** TASK TO COMPLETE **
Transcribe every line exactly and omit anything that is a picture.

»»

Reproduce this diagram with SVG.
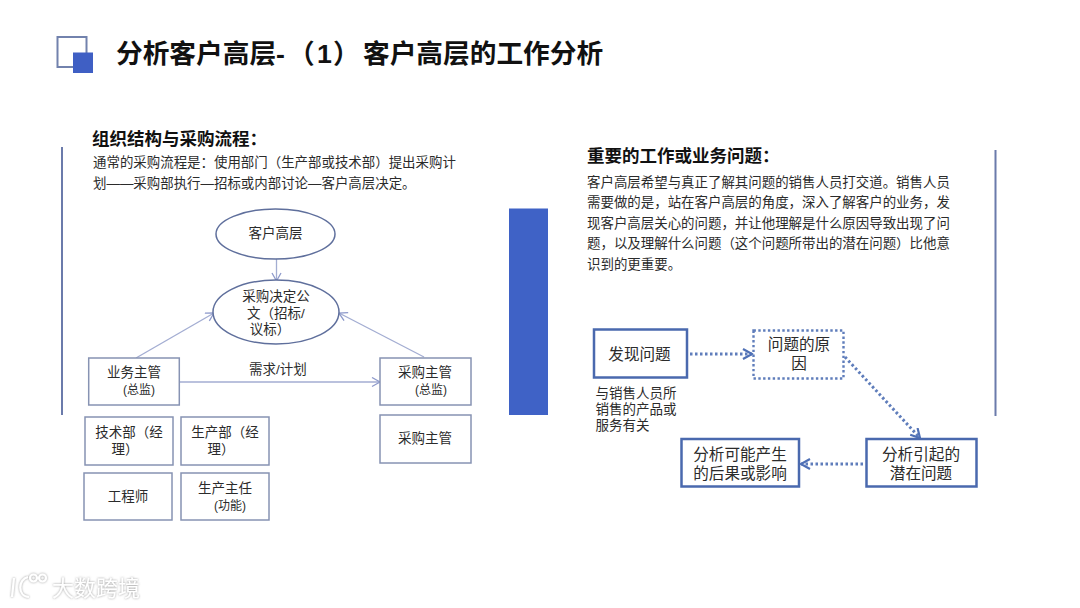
<svg xmlns="http://www.w3.org/2000/svg" width="1080" height="608" viewBox="0 0 1080 608">
<style>
text{font-family:"Liberation Sans","Noto Sans CJK SC",sans-serif;fill:#2b2b2b}
.c{text-anchor:middle}
.title{font-size:26.7px;font-weight:700;fill:#111}
.h{font-size:17.5px;font-weight:700;fill:#111}
.b{font-size:13.45px}
.n{font-size:13.5px}
.s{font-size:12px}
.r{font-size:15.6px}
.box{fill:#fff;stroke:#8793b3;stroke-width:1.5}
.ell{fill:#fff;stroke:#5f6f9c;stroke-width:1.5}
.sb{fill:#fff;stroke:#4a69ae;stroke-width:2.500}
.ln{stroke:#6b7bab;stroke-width:2;fill:none}
.conn{fill:none;stroke:#a3add2;stroke-width:1.3}
.dot{fill:none;stroke:#5f7dbb;stroke-width:3;stroke-dasharray:2.5 2.5}
.wm{font-size:22px;fill:#fff}
.lg{fill:none;stroke:#fff;stroke-width:2.200}
</style>
<defs>
<marker id="a" markerUnits="userSpaceOnUse" markerWidth="12" markerHeight="12" refX="9" refY="5" orient="auto"><path d="M1 0.5L9 5L1 9.5" fill="none" stroke="#8e9acb" stroke-width="1.3"/></marker>
<marker id="d" markerUnits="userSpaceOnUse" markerWidth="14" markerHeight="14" refX="10" refY="6" orient="auto"><path d="M1 1L10 6L1 11" fill="none" stroke="#4f70b6" stroke-width="2.2"/></marker>
<filter id="halo" x="-20%" y="-40%" width="140%" height="180%"><feDropShadow dx="0" dy="0" stdDeviation="1.300" flood-color="#8a8a8a" flood-opacity="0.9"/></filter>
</defs>
<rect width="1080" height="608" fill="#fff"/>
<g id="title-icon">
<rect x="57.500" y="37" width="29" height="30" fill="#fff" stroke="#7282ad" stroke-width="2"/>
<rect x="73" y="52.500" width="20" height="20.500" fill="#3f5fc4"/>
</g>
<text class="title" x="116" y="63">分析客户高层-<tspan x="288">（</tspan><tspan x="317">1</tspan><tspan x="333">）</tspan><tspan x="363">客户高层的工作分析</tspan></text>
<line class="ln" x1="62" y1="147" x2="62" y2="415"/>
<line class="ln" x1="995.500" y1="150" x2="995.500" y2="416"/>
<rect x="509" y="208.500" width="39" height="206.500" fill="#3f62c6"/>

<g id="left-text">
<text class="h" x="92" y="145">组织结构与采购流程：</text>
<text class="b" x="93" y="167">通常的采购流程是：使用部门（生产部或技术部）提出采购计</text>
<text class="b" x="93" y="188">划——采购部执行—招标或内部讨论—客户高层决定。</text>
</g>
<g id="right-text">
<text class="h" x="587" y="162">重要的工作或业务问题：</text>
<text class="b" x="587" y="187">客户高层希望与真正了解其问题的销售人员打交道。销售人员</text>
<text class="b" x="587" y="207">需要做的是，站在客户高层的角度，深入了解客户的业务，发</text>
<text class="b" x="587" y="228">现客户高层关心的问题，并让他理解是什么原因导致出现了问</text>
<text class="b" x="587" y="248">题，以及理解什么问题（这个问题所带出的潜在问题）比他意</text>
<text class="b" x="587" y="269">识到的更重要。</text>
</g>

<g id="connectors">
<line class="conn" x1="276.500" y1="259" x2="276.500" y2="281" marker-end="url(#a)"/>
<line class="conn" x1="136" y1="358" x2="214" y2="313" marker-end="url(#a)"/>
<line class="conn" x1="424" y1="357" x2="339" y2="313" marker-end="url(#a)"/>
<line class="conn" x1="180" y1="382" x2="380" y2="382" marker-end="url(#a)"/>
<line class="dot" x1="690" y1="354" x2="752" y2="354" marker-end="url(#d)"/>
<line class="dot" x1="845" y1="357" x2="920" y2="438" marker-end="url(#d)"/>
<line class="dot" x1="863" y1="464" x2="801" y2="464" marker-end="url(#d)"/>
<text class="n c" x="278" y="374">需求/计划</text>
</g>

<g id="n-top"><ellipse class="ell" cx="275.500" cy="234" rx="59.500" ry="25"/><text class="n c" x="275.500" y="238">客户高层</text></g>
<g id="n-doc"><ellipse class="ell" cx="276" cy="312" rx="63" ry="32"/>
<text class="n c" x="276" y="301">采购决定公</text><text class="n c" x="276" y="318">文（招标/</text><text class="n c" x="270" y="334">议标）</text></g>
<g id="n-biz"><rect class="box" x="88.700" y="358" width="90.600" height="47"/><text class="n c" x="134" y="377">业务主管</text><text class="s c" x="139" y="394">(总监)</text></g>
<g id="n-pur"><rect class="box" x="380" y="358" width="91" height="47"/><text class="n c" x="425" y="377">采购主管</text><text class="s c" x="431" y="394">(总监)</text></g>
<g id="n-pur2"><rect class="box" x="380" y="415" width="91" height="48"/><text class="n c" x="425" y="443">采购主管</text></g>
<g id="n-tech"><rect class="box" x="85" y="417" width="88" height="48"/><text class="n c" x="129" y="437">技术部（经</text><text class="n c" x="125" y="454">理）</text></g>
<g id="n-prod"><rect class="box" x="181" y="417" width="88" height="48"/><text class="n c" x="225" y="437">生产部（经</text><text class="n c" x="221" y="454">理）</text></g>
<g id="n-eng"><rect class="box" x="84" y="473" width="88" height="47"/><text class="n c" x="128" y="501">工程师</text></g>
<g id="n-dir"><rect class="box" x="181" y="473" width="88" height="47"/><text class="n c" x="225" y="493">生产主任</text><text class="s c" x="230" y="510">(功能)</text></g>

<g id="n-find"><rect class="sb" x="594" y="329.500" width="93" height="48"/><text class="r c" x="639.500" y="360">发现问题</text></g>
<g id="n-cause"><rect x="753.500" y="330.500" width="90" height="48" fill="#fff" stroke="#5f7dbb" stroke-width="2.400" stroke-dasharray="2.400 2.400"/><text class="r c" x="799" y="350">问题的原</text><text class="r c" x="799" y="369">因</text></g>
<g id="n-latent"><rect class="sb" x="866.500" y="439" width="110" height="47.500"/><text class="r c" x="921" y="460">分析引起的</text><text class="r c" x="921" y="478.500">潜在问题</text></g>
<g id="n-effect"><rect class="sb" x="681.500" y="439" width="117.500" height="47.500"/><text class="r c" x="740" y="460">分析可能产生</text><text class="r c" x="740" y="478.500">的后果或影响</text></g>
<g id="find-note">
<text class="n" x="595.500" y="398">与销售人员所</text>
<text class="n" x="595.500" y="414">销售的产品或</text>
<text class="n" x="595.500" y="430">服务有关</text>
</g>

<g id="watermark" filter="url(#halo)">
<path class="lg" d="M14 578L12 597"/><path class="lg" d="M28 577C18 579 17 596 29 597"/><circle class="lg" cx="33.500" cy="578" r="3.500"/><circle class="lg" cx="42.500" cy="578" r="3.500"/>
<text class="wm" x="52" y="596">大数跨境</text>
</g>
</svg>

««

** OUTPUT OF THE TASK **
Reproduce this diagram with SVG.
<svg xmlns="http://www.w3.org/2000/svg" width="1080" height="608" viewBox="0 0 1080 608">
<style>
text{font-family:"Liberation Sans","Noto Sans CJK SC",sans-serif;fill:#2b2b2b}
.c{text-anchor:middle}
.title{font-size:26.7px;font-weight:700;fill:#111}
.h{font-size:17.5px;font-weight:700;fill:#111}
.b{font-size:13.45px}
.n{font-size:13.5px}
.s{font-size:12px}
.r{font-size:15.6px}
.box{fill:#fff;stroke:#8793b3;stroke-width:1.5}
.ell{fill:#fff;stroke:#5f6f9c;stroke-width:1.5}
.sb{fill:#fff;stroke:#4a69ae;stroke-width:2.500}
.ln{stroke:#6b7bab;stroke-width:2;fill:none}
.conn{fill:none;stroke:#a3add2;stroke-width:1.3}
.dot{fill:none;stroke:#5f7dbb;stroke-width:3;stroke-dasharray:2.5 2.5}
.wm{font-size:22px;fill:#fff}
.lg{fill:none;stroke:#fff;stroke-width:2.200}
</style>
<defs>
<marker id="a" markerUnits="userSpaceOnUse" markerWidth="12" markerHeight="12" refX="9" refY="5" orient="auto"><path d="M1 0.5L9 5L1 9.5" fill="none" stroke="#8e9acb" stroke-width="1.3"/></marker>
<marker id="d" markerUnits="userSpaceOnUse" markerWidth="14" markerHeight="14" refX="10" refY="6" orient="auto"><path d="M1 1L10 6L1 11" fill="none" stroke="#4f70b6" stroke-width="2.2"/></marker>
<filter id="halo" x="-20%" y="-40%" width="140%" height="180%"><feDropShadow dx="0" dy="0" stdDeviation="1.300" flood-color="#8a8a8a" flood-opacity="0.9"/></filter>
</defs>
<rect width="1080" height="608" fill="#fff"/>
<g id="title-icon">
<rect x="57.500" y="37" width="29" height="30" fill="#fff" stroke="#7282ad" stroke-width="2"/>
<rect x="73" y="52.500" width="20" height="20.500" fill="#3f5fc4"/>
</g>
<text class="title" x="116" y="63">分析客户高层-<tspan x="288">（</tspan><tspan x="317">1</tspan><tspan x="333">）</tspan><tspan x="363">客户高层的工作分析</tspan></text>
<line class="ln" x1="62" y1="147" x2="62" y2="415"/>
<line class="ln" x1="995.500" y1="150" x2="995.500" y2="416"/>
<rect x="509" y="208.500" width="39" height="206.500" fill="#3f62c6"/>

<g id="left-text">
<text class="h" x="92" y="145">组织结构与采购流程：</text>
<text class="b" x="93" y="167">通常的采购流程是：使用部门（生产部或技术部）提出采购计</text>
<text class="b" x="93" y="188">划——采购部执行—招标或内部讨论—客户高层决定。</text>
</g>
<g id="right-text">
<text class="h" x="587" y="162">重要的工作或业务问题：</text>
<text class="b" x="587" y="187">客户高层希望与真正了解其问题的销售人员打交道。销售人员</text>
<text class="b" x="587" y="207">需要做的是，站在客户高层的角度，深入了解客户的业务，发</text>
<text class="b" x="587" y="228">现客户高层关心的问题，并让他理解是什么原因导致出现了问</text>
<text class="b" x="587" y="248">题，以及理解什么问题（这个问题所带出的潜在问题）比他意</text>
<text class="b" x="587" y="269">识到的更重要。</text>
</g>

<g id="connectors">
<line class="conn" x1="276.500" y1="259" x2="276.500" y2="281" marker-end="url(#a)"/>
<line class="conn" x1="136" y1="358" x2="214" y2="313" marker-end="url(#a)"/>
<line class="conn" x1="424" y1="357" x2="339" y2="313" marker-end="url(#a)"/>
<line class="conn" x1="180" y1="382" x2="380" y2="382" marker-end="url(#a)"/>
<line class="dot" x1="690" y1="354" x2="752" y2="354" marker-end="url(#d)"/>
<line class="dot" x1="845" y1="357" x2="920" y2="438" marker-end="url(#d)"/>
<line class="dot" x1="863" y1="464" x2="801" y2="464" marker-end="url(#d)"/>
<text class="n c" x="278" y="374">需求/计划</text>
</g>

<g id="n-top"><ellipse class="ell" cx="275.500" cy="234" rx="59.500" ry="25"/><text class="n c" x="275.500" y="238">客户高层</text></g>
<g id="n-doc"><ellipse class="ell" cx="276" cy="312" rx="63" ry="32"/>
<text class="n c" x="276" y="301">采购决定公</text><text class="n c" x="276" y="318">文（招标/</text><text class="n c" x="270" y="334">议标）</text></g>
<g id="n-biz"><rect class="box" x="88.700" y="358" width="90.600" height="47"/><text class="n c" x="134" y="377">业务主管</text><text class="s c" x="139" y="394">(总监)</text></g>
<g id="n-pur"><rect class="box" x="380" y="358" width="91" height="47"/><text class="n c" x="425" y="377">采购主管</text><text class="s c" x="431" y="394">(总监)</text></g>
<g id="n-pur2"><rect class="box" x="380" y="415" width="91" height="48"/><text class="n c" x="425" y="443">采购主管</text></g>
<g id="n-tech"><rect class="box" x="85" y="417" width="88" height="48"/><text class="n c" x="129" y="437">技术部（经</text><text class="n c" x="125" y="454">理）</text></g>
<g id="n-prod"><rect class="box" x="181" y="417" width="88" height="48"/><text class="n c" x="225" y="437">生产部（经</text><text class="n c" x="221" y="454">理）</text></g>
<g id="n-eng"><rect class="box" x="84" y="473" width="88" height="47"/><text class="n c" x="128" y="501">工程师</text></g>
<g id="n-dir"><rect class="box" x="181" y="473" width="88" height="47"/><text class="n c" x="225" y="493">生产主任</text><text class="s c" x="230" y="510">(功能)</text></g>

<g id="n-find"><rect class="sb" x="594" y="329.500" width="93" height="48"/><text class="r c" x="639.500" y="360">发现问题</text></g>
<g id="n-cause"><rect x="753.500" y="330.500" width="90" height="48" fill="#fff" stroke="#5f7dbb" stroke-width="2.400" stroke-dasharray="2.400 2.400"/><text class="r c" x="799" y="350">问题的原</text><text class="r c" x="799" y="369">因</text></g>
<g id="n-latent"><rect class="sb" x="866.500" y="439" width="110" height="47.500"/><text class="r c" x="921" y="460">分析引起的</text><text class="r c" x="921" y="478.500">潜在问题</text></g>
<g id="n-effect"><rect class="sb" x="681.500" y="439" width="117.500" height="47.500"/><text class="r c" x="740" y="460">分析可能产生</text><text class="r c" x="740" y="478.500">的后果或影响</text></g>
<g id="find-note">
<text class="n" x="595.500" y="398">与销售人员所</text>
<text class="n" x="595.500" y="414">销售的产品或</text>
<text class="n" x="595.500" y="430">服务有关</text>
</g>

<g id="watermark" filter="url(#halo)">
<path class="lg" d="M14 578L12 597"/><path class="lg" d="M28 577C18 579 17 596 29 597"/><circle class="lg" cx="33.500" cy="578" r="3.500"/><circle class="lg" cx="42.500" cy="578" r="3.500"/>
<text class="wm" x="52" y="596">大数跨境</text>
</g>
</svg>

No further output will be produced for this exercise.